● Task inputs:

(begin)

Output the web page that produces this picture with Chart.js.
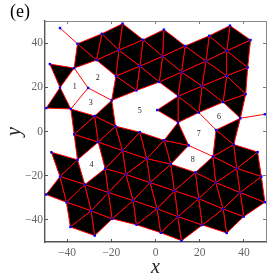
<!DOCTYPE html>
<html>
<head>
<meta charset="utf-8">
<style>
  html, body { margin: 0; padding: 0; background: #fff; }
  canvas { display: block; }
</style>
<script src="https://cdn.jsdelivr.net/npm/chart.js@4"></script>
</head>
<body>
<canvas id="chart" width="270" height="279"></canvas>
<script>
// vertices of the network
const vertexX = [-43.2,-35.3,-24.3,-14.9,-16.6,-26.7,-36.8,-17.9,-5.6,3.8,3.2,-7.1,-8.6,1.7,13.4,11.8,10.3,24.3,22.8,21.1,33.7,32.2,32.2,30.6,43.0,41.7,40.8,38.4,49.5,19.6,10.2,0.8,-47.8,-43.2,-49.4,-38.3,-30.5,-19.8,-27.5,-18.1,-36.8,-25.9,-7.1,-14.9,-47.1,-35.3,-4.0,-22.8,-13.4,-43.2,3.9,15.0,6.9,26.0,27.4,35.4,46.2,18.1,36.8,47.9,-2.4,8.6,27.3,38.3,49.5,19.6,-21.3,-10.1,-32.0,-49.5,-40.3,-29.1,-19.6,-38.5,-27.5,0.7,30.6,10.1,39.9,-8.6,21.2,2.4,32.2,11.8];
const vertexY = [46.8,39.7,44.2,48.8,36.9,32.3,28.7,25.1,41.5,46.1,34.0,29.6,18.6,22.4,38.7,26.9,16.0,43.3,31.9,20.6,47.9,36.5,25.2,13.3,41.4,29.0,16.9,6.0,7.8,8.6,4.1,9.7,30.5,19.9,10.6,10.2,19.7,14.1,7.0,2.4,-1.3,-4.8,-0.3,-8.6,-9.4,-12.8,-12.3,-16.8,-19.4,-20.4,-4.0,-6.3,-14.8,-11.3,0.7,-5.9,-9.3,-18.5,-16.7,-20.4,-23.1,-26.8,-23.1,-27.6,-32.0,-30.4,-27.6,-31.2,-24.0,-28.5,-32.0,-35.9,-39.5,-43.2,-47.1,-34.9,-35.0,-38.5,-38.5,-42.2,-42.3,-45.8,-45.9,-49.4];

// black cells, as vertex indices
const triangles = [
  [1,2,5],[1,5,6],[2,3,4],[2,4,5],[4,5,7],[3,8,4],[4,8,11],[8,10,11],[8,9,10],[9,14,10],
  [4,11,7],[7,11,12],[11,13,12],[11,10,13],[10,15,13],[10,14,15],[14,17,18],[14,18,15],
  [15,18,19],[15,19,16],[13,15,16],[17,20,21],[17,21,18],[20,24,21],[21,24,25],[21,25,22],
  [18,21,22],[18,22,19],[19,22,23],[22,26,23],[22,25,26],[16,19,29],[19,23,29],[23,26,27],
  [16,29,30],[16,31,30],[7,12,37],[37,38,39],[35,38,40],[38,39,41],[38,41,40],[40,41,45],
  [32,6,33],[33,34,35],[39,42,43],[39,43,41],[42,46,43],[41,43,47],[43,48,47],[43,46,48],
  [46,60,48],[46,52,60],[46,50,52],[42,50,46],[30,50,51],[50,51,52],[54,27,55],[54,55,53],
  [55,56,58],[53,55,58],[53,58,62],[53,62,57],[58,59,63],[56,59,58],[58,63,62],[59,64,63],
  [62,63,76],[63,78,76],[63,64,78],[62,76,65],[65,76,80],[76,82,80],[76,78,82],[57,62,65],
  [57,65,61],[52,57,61],[52,61,60],[60,61,75],[61,77,75],[61,65,77],[65,80,77],[77,80,83],
  [77,83,81],[75,77,81],[75,81,79],[60,75,67],[67,75,79],[60,67,48],[48,67,66],[66,67,72],
  [67,79,72],[47,48,66],[68,47,66],[68,66,71],[66,72,71],[71,72,74],[71,74,73],[70,71,73],
  [68,71,70],[49,68,70],[49,45,68],[44,45,49],[69,49,70]
];

// red edges that belong to no black cell
const looseEdges = [[0,1],[27,28],[6,36],[35,36],[37,36],[29,54],[51,53]];

const cellLabels = ['1','2','3','4','5','6','7','8'];
const cellLabelX = [-36.5,-26.1,-29.3,-29,-7.1,28.7,19.6,16.8];
const cellLabelY = [20,24.1,12.8,-15.3,9.5,6.7,-1,-12.8];

const tickValues = [-40,-20,0,20,40];

const SERIF = '"Liberation Serif", serif';

function toPoints(indices) {
  return indices.map(i => ({ x: vertexX[i], y: vertexY[i] }));
}

const datasets = [];

// first dataset is painted last, so the blue points stay on top
datasets.push({
  data: toPoints(vertexX.map((_, i) => i)),
  showLine: false,
  pointStyle: 'rect',
  pointRadius: 1.7,
  pointBackgroundColor: '#0000ff',
  pointBorderWidth: 0
});

looseEdges.forEach(edge => {
  datasets.push({
    data: toPoints(edge),
    showLine: true,
    borderColor: '#ff0000',
    borderWidth: 1,
    pointRadius: 0,
    fill: false
  });
});

triangles.forEach(tri => {
  datasets.push({
    data: toPoints([tri[0], tri[1], tri[2], tri[0]]),
    showLine: true,
    borderColor: '#ff0000',
    borderWidth: 1,
    backgroundColor: '#000000',
    pointRadius: 0,
    fill: 'shape'
  });
});

const textPlugin = {
  id: 'chartTexts',
  afterDatasetsDraw(chart) {
    const { ctx, scales } = chart;
    ctx.save();
    ctx.font = '8px ' + SERIF;
    ctx.fillStyle = '#222';
    ctx.textAlign = 'center';
    ctx.textBaseline = 'middle';
    cellLabels.forEach((text, i) => {
      ctx.fillText(text, scales.x.getPixelForValue(cellLabelX[i]), scales.y.getPixelForValue(cellLabelY[i]));
    });
    // panel letter sits above the axes, right of the chart's left edge
    ctx.font = '18px ' + SERIF;
    ctx.fillStyle = '#000';
    ctx.textAlign = 'left';
    ctx.fillText('(e)', 10, 12);
    ctx.restore();
  }
};

function setTicks(scale) {
  scale.ticks = tickValues.map(v => ({ value: v }));
}

function formatTick(value) {
  return String(value).replace('-', '\u2212');
}

const axisBase = {
  type: 'linear',
  min: -50,
  max: 50,
  afterBuildTicks: setTicks
};

new Chart(document.getElementById('chart'), {
  type: 'scatter',
  data: { datasets: datasets },
  options: {
    responsive: false,
    animation: false,
    events: [],
    layout: { padding: { top: 21, right: 4, bottom: 0, left: 0 } },
    plugins: {
      legend: { display: false },
      tooltip: { enabled: false }
    },
    scales: {
      x: {
        ...axisBase,
        position: 'bottom',
        afterFit(scale) { scale.height = 37; },
        border: { color: '#555', width: 1.4 },
        grid: { drawOnChartArea: false, tickLength: -3, tickColor: '#555' },
        ticks: { color: '#666', padding: 7, maxRotation: 0, font: { family: SERIF, size: 11.5 }, callback: formatTick },
        title: {
          display: true,
          text: 'x',
          color: '#222',
          font: { family: SERIF, size: 20, style: 'italic' },
          padding: { top: 0, bottom: -1 }
        }
      },
      y: {
        ...axisBase,
        position: 'left',
        afterFit(scale) { scale.width = 45; },
        border: { color: '#555', width: 1.4 },
        grid: { drawOnChartArea: false, tickLength: -3, tickColor: '#555' },
        ticks: { color: '#666', padding: 5, font: { family: SERIF, size: 11.5 }, callback: formatTick },
        title: {
          display: true,
          text: 'y',
          color: '#222',
          font: { family: SERIF, size: 20, style: 'italic' },
          padding: { top: 3, bottom: 0 }
        }
      },
      x2: {
        ...axisBase,
        position: 'top',
        afterFit(scale) { scale.height = 0; },
        border: { color: '#888', width: 1 },
        grid: { drawOnChartArea: false, tickLength: -3, tickColor: '#777' },
        ticks: { display: false }
      },
      y2: {
        ...axisBase,
        position: 'right',
        afterFit(scale) { scale.width = 0; },
        border: { color: '#888', width: 1 },
        grid: { drawOnChartArea: false, tickLength: -3, tickColor: '#777' },
        ticks: { display: false }
      }
    }
  },
  plugins: [textPlugin]
});
</script>
</body>
</html>
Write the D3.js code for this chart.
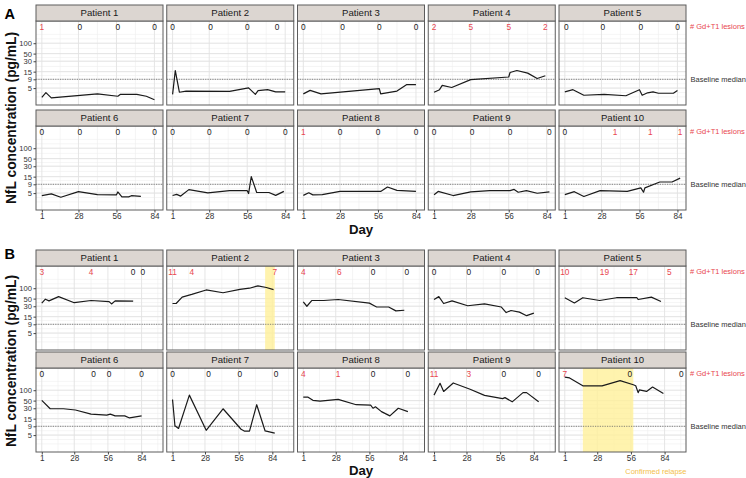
<!DOCTYPE html>
<html><head><meta charset="utf-8">
<script src="https://cdn.jsdelivr.net/npm/d3@7"></script>
<style>body{margin:0;background:#fff} text{font-family:"Liberation Sans",Arial,Helvetica,sans-serif}</style>
</head><body><svg id="c" width="746" height="478"></svg>
<script>
// ---------- data ----------
const patients = ["Patient 1","Patient 2","Patient 3","Patient 4","Patient 5","Patient 6","Patient 7","Patient 8","Patient 9","Patient 10"];
const yBreaks = [5, 9, 15, 30, 50, 100];
const xBreaks = [1, 28, 56, 84];
const baselineMedian = 9;
const lesionLabelLevel = 300;

// Panel A
const aDays = [
  [1,4,8,42,57,59,71,78,84],
  [1,3,6,11,43,57,62,64,71,77,84],
  [1,6,14,57,58,70,77,84],
  [1,5,7,14,28,56,57,62,70,77,83],
  [1,7,15,30,46,56,58,62,66,70,81,84],
  [1,8,15,28,42,56,57,60,65,67,74],
  [1,4,7,13,27,43,56,57,59,63,72,77,83],
  [1,5,8,15,28,58,63,70,84],
  [1,4,15,28,42,57,60,63,69,77,86],
  [1,8,15,27,47,57,59,60,71,80,86]
];
const aNfl = [
  [2.7,3.7,2.6,3.4,2.9,3.3,3.3,2.9,2.3],
  [3.3,16,3.8,4.1,4.0,5.1,3.3,4.2,4.5,3.9,3.9],
  [3.4,4.3,3.4,4.8,3.4,4.1,6.3,6.3],
  [3.8,4.5,6.0,5.2,8.8,10.5,14.2,16.2,13.6,9.5,11.4],
  [3.9,4.5,3.1,3.3,3.0,4.5,3.1,3.65,3.9,3.55,3.55,4.25],
  [4.25,4.75,3.8,5.5,4.5,4.45,5.4,3.9,3.9,4.2,4.0],
  [4.25,4.6,4.1,6.3,5.1,5.9,5.9,4.85,15,5.2,5.2,4.3,5.6],
  [4.3,5.1,4.45,4.5,5.6,5.6,7.5,6.0,5.6],
  [4.5,5.6,4.25,5.4,5.9,5.9,6.4,5.3,5.9,4.95,5.4],
  [4.5,5.5,4.0,5.9,5.6,7.1,5.3,7.1,10.5,10.5,13.6]
];
const aLesionDays = [
  [1,29,57,84],[1,29,56,78],[1,30,57,84],[1,28,56,83],[2,29,57,84],
  [1,29,57,84],[1,28,56,84],[1,28,56,84],[1,29,57,86],[1,38,64,86]
];
const aLesions = [
  [1,0,0,0],[0,0,0,0],[0,0,0,0],[2,5,5,2],[0,0,0,0],
  [0,0,0,0],[0,0,0,0],[1,0,0,0],[0,0,0,0],[0,1,1,1]
];
const aRelapse = [null,null,null,null,null,null,null,null,null,null];

// Panel B
const bDays = [
  [1,4,7,15,28,42,57,59,62,77],
  [1,4,9,17,29,43,57,65,72,79,85],
  [1,4,8,18,30,56,60,62,72,78,85],
  [1,5,9,16,29,43,57,61,65,72,78,84],
  [1,9,16,30,44,61,62,73,81],
  [1,8,19,29,42,55,58,62,70,74,84],
  [1,3,6,15,29,43,58,61,65,71,78,86],
  [1,5,9,15,30,45,57,59,61,66,73,80,88],
  [1,6,9,17,31,43,58,60,66,75,78,88],
  [1,5,16,32,47,58,60,62,63,69,74,83]
];
const bNfl = [
  [37,48,43,57,38,44,41,35,43,42],
  [36,36,55,66,89,74,93,100,117,105,91],
  [40,30,44,44,47,37,31,28.5,28.5,22,23],
  [47,57,36,43,31,35,28.5,19.7,22.6,20.3,16,18.9],
  [53,37.5,53,44,53,53,47,55,41],
  [51,29,29,26.7,20.3,18.9,20.3,18,18,15.7,18],
  [54,9.3,7.8,72,6.9,29,7.4,6.5,6.5,38,6.6,5.7],
  [63,63,51,48,54,38,37,30,33,24,18,30,24],
  [72,158,92,162,107,71,57,61,46,85,85,46],
  [239,227,134,134,189,144,134,85,102,92,123,80]
];
const bLesionDays = [
  [1,42,77,85],[1,17,86],[1,31,59,87],[1,30,59,87],[1,34,58,88],
  [1,44,57,84],[1,31,57,87],[1,30,59,88],[1,30,59,88],[1,55,98]
];
const bLesions = [
  [3,4,0,0],[11,4,7],[4,6,0,0],[0,0,0,0],[10,19,17,5],
  [0,0,0,0],[0,0,0,0],[4,1,0,0],[11,3,0,0],[7,0,0]
];
const bRelapse = [null,[78,86],null,null,null,null,null,null,null,[16,58]];

// ---------- layout ----------
const svg = d3.select("#c");
const RED = "#e8464f", GOLD = "#f3c04a";
const panelX0 = 36, panelStep = 130.75, panelW = 127, plotH = 84, stripH = 16;

const sections = [
  {letter:"A", letterY:18.5, tops:[21,126], xDomain:[-3.3,90.3], days:aDays, nfl:aNfl,
   lesDays:aLesionDays, les:aLesions, relapse:aRelapse, dayY:233.5, titleCY:118, relapseText:false},
  {letter:"B", letterY:259, tops:[266,368], xDomain:[-3.8,101.8], days:bDays, nfl:bNfl,
   lesDays:bLesionDays, les:bLesions, relapse:bRelapse, dayY:475.3, titleCY:361, relapseText:true}
];

// log-space minor breaks (ggplot style)
function minorBreaks(br, lo, hi) {
  const b = br.map(Math.log10);
  const bd = b[1]-b[0];
  const ext = [b[0]-bd, ...b, b[b.length-1]+bd];
  const out = [];
  for (let i=0;i<ext.length-1;i++){ out.push(ext[i], (ext[i]+ext[i+1])/2); }
  out.push(ext[ext.length-1]);
  return out.map(v=>Math.pow(10,v)).filter(v=>v>lo && v<hi);
}
function linMinor(br, lo, hi){
  const bd = br[1]-br[0];
  const ext=[br[0]-bd,...br,br[br.length-1]+bd];
  const out=[];
  for(let i=0;i<ext.length-1;i++) out.push((ext[i]+ext[i+1])/2);
  return out.filter(v=>v>lo&&v<hi);
}

const yDomain = [1.62, 440];

sections.forEach(sec => {
  svg.append("text").attr("x",4.5).attr("y",sec.letterY).text(sec.letter)
    .attr("font-size",14.5).attr("font-weight","bold").attr("fill","#000");

  patients.forEach((name, i) => {
    const col = i%5, row = Math.floor(i/5);
    const left = panelX0 + col*panelStep;
    const top = sec.tops[row];
    const x = d3.scaleLinear().domain(sec.xDomain).range([left, left+panelW]);
    const y = d3.scaleLog().domain(yDomain).range([top+plotH, top]);
    const g = svg.append("g");

    g.append("rect").attr("x",left).attr("y",top).attr("width",panelW).attr("height",plotH).attr("fill","#fff");
    // minor grid
    minorBreaks(yBreaks, yDomain[0], yDomain[1]).forEach(v=>{
      g.append("line").attr("x1",left).attr("x2",left+panelW).attr("y1",y(v)).attr("y2",y(v))
        .attr("stroke","#efefef").attr("stroke-width",0.6);
    });
    linMinor(xBreaks, sec.xDomain[0], sec.xDomain[1]).forEach(v=>{
      g.append("line").attr("y1",top).attr("y2",top+plotH).attr("x1",x(v)).attr("x2",x(v))
        .attr("stroke","#efefef").attr("stroke-width",0.6);
    });
    // major grid
    yBreaks.forEach(v=>{
      g.append("line").attr("x1",left).attr("x2",left+panelW).attr("y1",y(v)).attr("y2",y(v))
        .attr("stroke","#e2e2e2").attr("stroke-width",0.9);
    });
    xBreaks.forEach(v=>{
      g.append("line").attr("y1",top).attr("y2",top+plotH).attr("x1",x(v)).attr("x2",x(v))
        .attr("stroke","#e2e2e2").attr("stroke-width",0.9);
    });
    // relapse band
    const rel = sec.relapse[i];
    if (rel) {
      g.append("rect").attr("x",x(rel[0])).attr("width",x(rel[1])-x(rel[0]))
        .attr("y",top).attr("height",plotH).attr("fill","#fff09a").attr("opacity",0.8);
    }
    // baseline median
    g.append("line").attr("x1",left).attr("x2",left+panelW).attr("y1",y(baselineMedian)).attr("y2",y(baselineMedian))
      .attr("stroke","#6a6a6a").attr("stroke-width",0.8).attr("stroke-dasharray","1.2,1.2");
    // data line
    const pts = sec.days[i].map((d,k)=>[d, sec.nfl[i][k]]);
    g.append("path").datum(pts)
      .attr("d", d3.line().x(d=>x(d[0])).y(d=>y(d[1])))
      .attr("fill","none").attr("stroke","#1a1a1a").attr("stroke-width",1.2).attr("stroke-linejoin","round");
    // lesion labels
    sec.lesDays[i].forEach((d,k)=>{
      const n = sec.les[i][k];
      g.append("text").attr("x",x(d)).attr("y",y(lesionLabelLevel)+3)
        .attr("text-anchor","middle").attr("font-size",8.3)
        .attr("fill", n>0?RED:"#1a1a1a").text(n);
    });
    // border
    g.append("rect").attr("x",left).attr("y",top).attr("width",panelW).attr("height",plotH)
      .attr("fill","none").attr("stroke","#5c5c5c").attr("stroke-width",1);
    // strip
    g.append("rect").attr("x",left).attr("y",top-stripH).attr("width",panelW).attr("height",stripH)
      .attr("fill","#dcd6d1").attr("stroke","#5c5c5c").attr("stroke-width",1);
    g.append("text").attr("x",left+panelW/2).attr("y",top-stripH/2+3.4).attr("text-anchor","middle")
      .attr("font-size",9.6).attr("fill","#1a1a1a").text(name);

    // y axis
    if (col===0) {
      const ax = g.append("g").attr("transform",`translate(${left},0)`)
        .call(d3.axisLeft(y).tickValues(yBreaks).tickFormat(d3.format("d")).tickSize(2.5).tickPadding(1.5));
      ax.select(".domain").remove();
      ax.selectAll("line").attr("stroke","#444");
      ax.selectAll("text").attr("font-size",7.6).attr("fill","#333").attr("font-family",'"Liberation Sans",Arial,sans-serif');
    }
    // x axis
    if (row===1) {
      const ax = g.append("g").attr("transform",`translate(0,${top+plotH})`)
        .call(d3.axisBottom(x).tickValues(xBreaks).tickFormat(d3.format("d")).tickSize(2.5).tickPadding(1));
      ax.select(".domain").remove();
      ax.selectAll("line").attr("stroke","#444");
      ax.selectAll("text").attr("font-size",8.2).attr("fill","#333").attr("font-family",'"Liberation Sans",Arial,sans-serif');
    }
    // right side labels
    if (col===4) {
      g.append("text").attr("x",690).attr("y",y(lesionLabelLevel)+2.7).attr("font-size",7.5)
        .attr("fill",RED).text("# Gd+T1 lesions");
      g.append("text").attr("x",690.5).attr("y",y(baselineMedian)+2.7).attr("font-size",7.5)
        .attr("fill","#333").text("Baseline median");
    }
  });

  const plotMid = panelX0 + (4*panelStep + panelW)/2;
  svg.append("text").attr("x",plotMid).attr("y",sec.dayY).attr("text-anchor","middle")
    .attr("font-size",13.2).attr("font-weight","bold").attr("fill","#111").text("Day");
  svg.append("text").attr("transform",`translate(16,${sec.titleCY}) rotate(-90)`).attr("text-anchor","middle")
    .attr("font-size",13.8).attr("font-weight","bold").attr("fill","#111").text("NfL concentration (pg/mL)");
  if (sec.relapseText) {
    svg.append("text").attr("x",686.5).attr("y",473.5).attr("text-anchor","end").attr("font-size",7.5)
      .attr("fill",GOLD).text("Confirmed relapse");
  }
});
</script></body></html>
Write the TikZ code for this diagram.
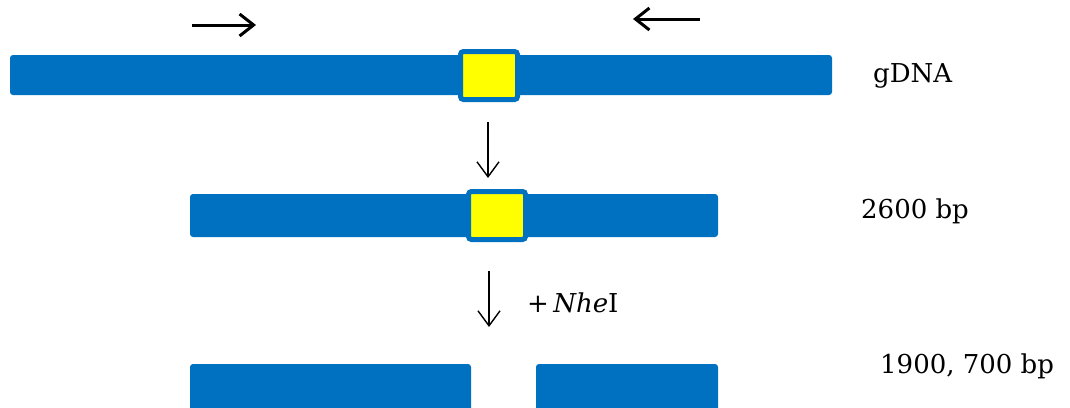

(end)

● Your task: Using the listing above, repeat word for word each line from the one with "Write the D3.js code for this chart." down to the one with "const lesionLabelLevel = 300;", both included. Omit all pictures.

● Full response:
Write the D3.js code for this chart.
<!DOCTYPE html>
<html><head><meta charset="utf-8">
<script src="https://cdn.jsdelivr.net/npm/d3@7"></script>
<style>body{margin:0;background:#fff} text{font-family:"Liberation Sans",Arial,Helvetica,sans-serif}</style>
</head><body><svg id="c" width="746" height="478"></svg>
<script>
// ---------- data ----------
const patients = ["Patient 1","Patient 2","Patient 3","Patient 4","Patient 5","Patient 6","Patient 7","Patient 8","Patient 9","Patient 10"];
const yBreaks = [5, 9, 15, 30, 50, 100];
const xBreaks = [1, 28, 56, 84];
const baselineMedian = 9;
const lesionLabelLevel = 300;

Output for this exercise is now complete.